William Stanley Merwin was an American poet, credited with over fifty books of poetry, translation and prose.
William Stanley Merwin (September 30, 1927 – March 15, 2019) was an American poet who wrote more than fifty books of poetry and prose, and produced many works in translation. During the 1960s anti-war movement, Merwin's unique craft was thematically characterized by indirect, unpunctuated narration. In the 1980s and 1990s, his writing influence derived from an interest in Buddhist philosophy and deep ecology. Residing in a rural part of Maui, Hawaii, he wrote prolifically and was dedicated to the restoration of the island's rainforests.
Merwin received many honors, including the Pulitzer Prize for Poetry in 1971 and 2009; the National Book Award for Poetry in 2005, and the Tanning Prize—one of the highest honors bestowed by the Academy of American Poets—as well as the Golden Wreath of the Struga Poetry Evenings. In 2010, the Library of Congress named him the 17th United States Poet Laureate.
Imagine one of America's great poets wrote about growing up in your town, in language so beautiful it washes the grime off your neck and makes you think you're not tragically crippled to come from such a place. Instead, you might be blessed.
W. S. Merwin recently became our nation's latest Poet Laureate. I could not be more thrilled. But then I realized that I haven't mentioned what a Merwin booster I am here on good old GoodReads, so I'm remedying that now with this, my favorite of his many books.
It's not really poetry as such. It's . . . stories? fables? parables? Hard to define or classify, really. And I've read this countless times.
I also own several copies, and I often give them to people I like. So if you don't have one, and I like you, feel free to ask me for one!

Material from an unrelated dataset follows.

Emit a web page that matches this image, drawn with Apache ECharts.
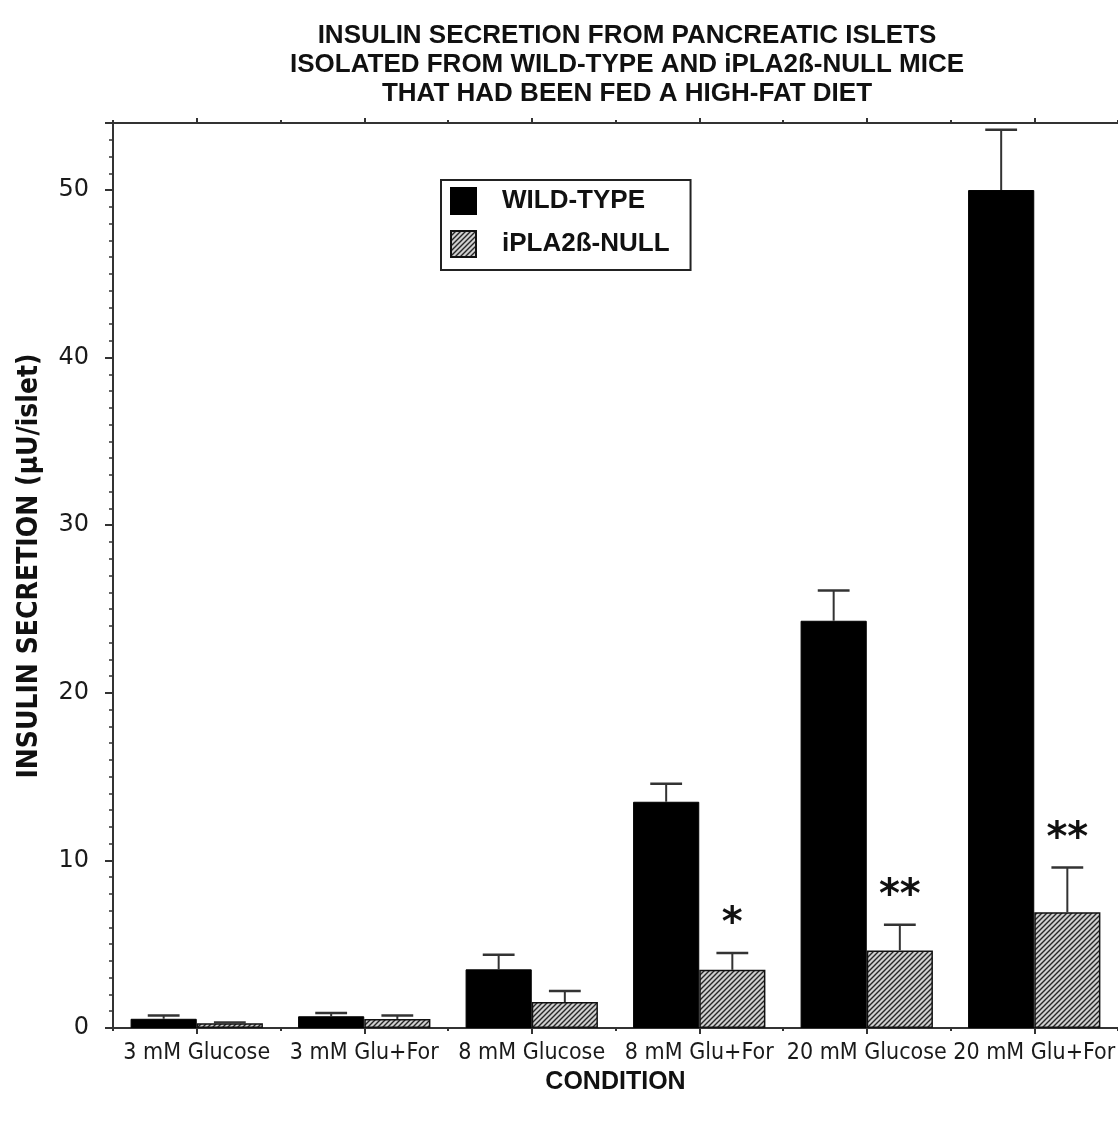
<!DOCTYPE html>
<html>
<head>
<meta charset="utf-8">
<script src="https://cdn.jsdelivr.net/npm/echarts@6/dist/echarts.min.js"></script>
<style>
html,body{margin:0;padding:0;background:#fff;}
#chart{width:1118px;height:1121px;}
</style>
</head>
<body>
<div id="chart"></div>
<script>
// ---- data ----
const categories = ['3 mM Glucose', '3 mM Glu+For', '8 mM Glucose', '8 mM Glu+For', '20 mM Glucose', '20 mM Glu+For'];
const wildType = [0.55, 0.70, 3.5, 13.5, 24.3, 50.0];
const wildTypeErr = [0.2, 0.2, 0.87, 1.07, 1.8, 3.6];
const nullMice = [0.28, 0.54, 1.55, 3.47, 4.63, 6.9];
const nullMiceErr = [0.05, 0.2, 0.66, 1.0, 1.53, 2.68];
const significance = ['', '', '', '*', '**', '**'];
const yTicks = [0, 10, 20, 30, 40, 50];
const yTitle = 'INSULIN SECRETION (µU/islet)';

// ---- hatch pattern ----
function hatch() {
  const s = 5;
  const c = document.createElement('canvas');
  c.width = s; c.height = s;
  const g = c.getContext('2d');
  g.fillStyle = '#cfcfcf';
  g.fillRect(0, 0, s, s);
  g.strokeStyle = '#262626';
  g.lineWidth = 1.4;
  g.beginPath();
  g.moveTo(-1, s + 1); g.lineTo(s + 1, -1);
  g.moveTo(-1, 1); g.lineTo(1, -1);
  g.moveTo(s - 1, s + 1); g.lineTo(s + 1, s - 1);
  g.stroke();
  return c;
}
const hatchFill = { image: hatch(), repeat: 'repeat' };

const BAR_FRAC = 0.395;
function errorRenderer(side, errs, marks) {
  return function (params, api) {
    const idx = api.value(0);
    const v = api.value(1);
    const e = errs[params.dataIndex];
    const catW = api.size([1, 0])[0];
    const off = side * catW * BAR_FRAC / 2;
    const base = api.coord([idx, v]);
    const top = api.coord([idx, v + e]);
    const x = base[0] + off;
    const capHalf = catW * 0.095;
    const children = [
      { type: 'line', shape: { x1: x, y1: base[1], x2: x, y2: top[1] }, style: { stroke: '#333', lineWidth: 2 } },
      { type: 'line', shape: { x1: x - capHalf, y1: top[1], x2: x + capHalf, y2: top[1] }, style: { stroke: '#333', lineWidth: 2.5 } }
    ];
    const m = marks ? marks[params.dataIndex] : '';
    if (m) {
      children.push({
        type: 'text',
        style: { x: x, y: top[1] - 28, text: m, fill: '#111', font: 'bold 40px "DejaVu Sans", sans-serif', textAlign: 'center', textVerticalAlign: 'middle' }
      });
    }
    return { type: 'group', children: children };
  };
}

const chart = echarts.init(document.getElementById('chart'), null, { renderer: 'canvas' });
const axisColor = '#333';
const option = {
  animation: false,
  backgroundColor: '#fff',
  title: {
    text: 'INSULIN SECRETION FROM PANCREATIC ISLETS\nISOLATED FROM WILD-TYPE AND iPLA2ß-NULL MICE\nTHAT HAD BEEN FED A HIGH-FAT DIET',
    left: 622, top: 16, textAlign: 'center',
    textStyle: { fontFamily: '"Liberation Sans", Arial, sans-serif', fontWeight: 'bold', fontSize: 26, lineHeight: 29, color: '#111' }
  },
  graphic: [
    {
      type: 'text', x: 30, y: 566, rotation: Math.PI / 2,
      style: { text: yTitle, fill: '#111', font: 'bold 28px "Liberation Sans Narrow", "DejaVu Sans Condensed", sans-serif', textAlign: 'center', textVerticalAlign: 'middle' }
    }
  ],
  legend: {
    data: ['WILD-TYPE', 'iPLA2ß-NULL'],
    orient: 'vertical', left: 441, top: 180,
    itemWidth: 25, itemHeight: 26, itemGap: 15,
    padding: [7, 21, 12, 9],
    borderColor: '#222', borderWidth: 2,
    icon: 'rect',
    textStyle: { fontFamily: '"Liberation Sans", Arial, sans-serif', fontWeight: 'bold', fontSize: 26, color: '#111', padding: [0, 0, 0, 21] },
    selectedMode: false
  },
  grid: { left: 113, right: -3, top: 123, bottom: 93, containLabel: false },
  xAxis: [
    {
      type: 'category', data: categories, position: 'bottom',
      axisLine: { show: true, lineStyle: { color: axisColor, width: 2 } },
      axisTick: { show: true, alignWithLabel: true, length: 6, inside: false, lineStyle: { color: axisColor, width: 2 } },
      axisLabel: { margin: 14, fontFamily: '"DejaVu Sans Condensed", "Liberation Sans Narrow", sans-serif', fontSize: 23, color: '#1a1a1a', interval: 0 },
      name: 'CONDITION', nameLocation: 'middle', nameGap: 42,
      nameTextStyle: { fontFamily: '"Liberation Sans", Arial, sans-serif', fontWeight: 'bold', fontSize: 25, color: '#111' }
    },
    {
      type: 'category', data: categories, position: 'bottom',
      axisLine: { show: false },
      axisTick: { show: true, length: 3, lineStyle: { color: axisColor, width: 2 } },
      axisLabel: { show: false }
    },
    {
      type: 'category', data: categories, position: 'top',
      axisLine: { show: true, lineStyle: { color: axisColor, width: 2 } },
      axisTick: { show: true, alignWithLabel: true, length: 5, lineStyle: { color: axisColor, width: 2 } },
      axisLabel: { show: false }
    },
    {
      type: 'category', data: categories, position: 'top',
      axisLine: { show: false },
      axisTick: { show: true, length: 3, lineStyle: { color: axisColor, width: 2 } },
      axisLabel: { show: false }
    }
  ],
  yAxis: {
    type: 'value', min: 0, max: 54, interval: 10,
    axisLine: { show: true, lineStyle: { color: axisColor, width: 2 } },
    axisTick: { show: true, length: 8, lineStyle: { color: axisColor, width: 2 } },
    minorTick: { show: true, splitNumber: 10, length: 4, lineStyle: { color: axisColor, width: 1.5 } },
    splitLine: { show: false },
    axisLabel: {
      margin: 24, fontFamily: '"DejaVu Sans", Verdana, sans-serif', fontSize: 24, color: '#1a1a1a',
      formatter: function (v) { return yTicks.indexOf(v) >= 0 ? String(v) : ''; }
    }
  },
  series: [
    {
      name: 'WILD-TYPE', type: 'bar', xAxisIndex: 0, data: wildType,
      barWidth: (BAR_FRAC * 100) + '%', barGap: '0%',
      itemStyle: { color: '#000', borderColor: '#000', borderWidth: 1 }
    },
    {
      name: 'iPLA2ß-NULL', type: 'bar', xAxisIndex: 0, data: nullMice,
      barWidth: (BAR_FRAC * 100) + '%', barGap: '0%',
      itemStyle: { color: hatchFill, borderColor: '#111', borderWidth: 1.5 }
    },
    {
      type: 'custom', xAxisIndex: 0, z: 5,
      renderItem: errorRenderer(-1, wildTypeErr, null),
      data: wildType.map((v, i) => [i, v]), encode: { x: 0, y: 1 }
    },
    {
      type: 'custom', xAxisIndex: 0, z: 5,
      renderItem: errorRenderer(1, nullMiceErr, significance),
      data: nullMice.map((v, i) => [i, v]), encode: { x: 0, y: 1 }
    }
  ]
};
chart.setOption(option);
</script>
</body>
</html>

Reading Merwin is like being inside of something but not being able to feel the edges; you never quite know where you are, and yet you feel natural about that, as if you were stepping in the footprints of someone walking just out of view, but who surely knows the way.
So excellent. I’ll let you decide for yourself: “The Sky Beetle—Shortly before dawn he burrows into the sky and begins to sing. One by one the stars turn to the other side to hear him, and their light leaves ours and fixes on the small black insect singing of the world that they will never see because it is on the side from which they have turned. As long as it is day here he sings to them and we do not even here him. And as soon as our light has gone he stops and comes out and sits on the sky, having done his work, and then they turn one by one and try to see the world of which he has been singing. All night their faces burn through the darkness, empty but hoping.”
I’m very glad I read this. It is quite an unusual book. The author, a poet, writes very brief little essays while using images from poetry. It is a stunning achievement. Most of these little essays are 2 pages long. A very few are five pages long. Some are a paragraph long. The images will stay with me for a long time.
read for class— i read the dachau shoe, the approved, spiders i have known, and postcards from the maginot line. all were fine. i didn’t really feel strongly one way or another, they just weren’t my cup of tea.
Prose poems? Something else? Even Merwin wasn't sure, but it's some beautiful writing. Came out when I was in high school. Read it then, forgot about it, read it again during the shutdown. Just stunning.
Fucking what did I want? It was given to me back in college, by a teacher, presumably to blow my rickety little mind, which it did, and because I’d written something that, to the ear of this teacher, pitifully echoed the majestic weirdness of “Postcards From The Maginot Line,” and I suppose five years later I admire Merwin’s prescience, his commitment to baffling interiority, his of course poetic play on prose, but there was also, this time around, the clammy dread of not being, for better or worse, the reader I once was—I felt distracted, dissatisfied, done for.
Not sure how to rate this. The fact that Merwin even has a collection of prose was incredible to find. It's an odd collection: a mix of fairy tale, parable, magical realism, allegory, and meditations. I will need to flip through and re-read the stories I really loved. Some stories were a bit too slight, and some were too on the nose about its allegory.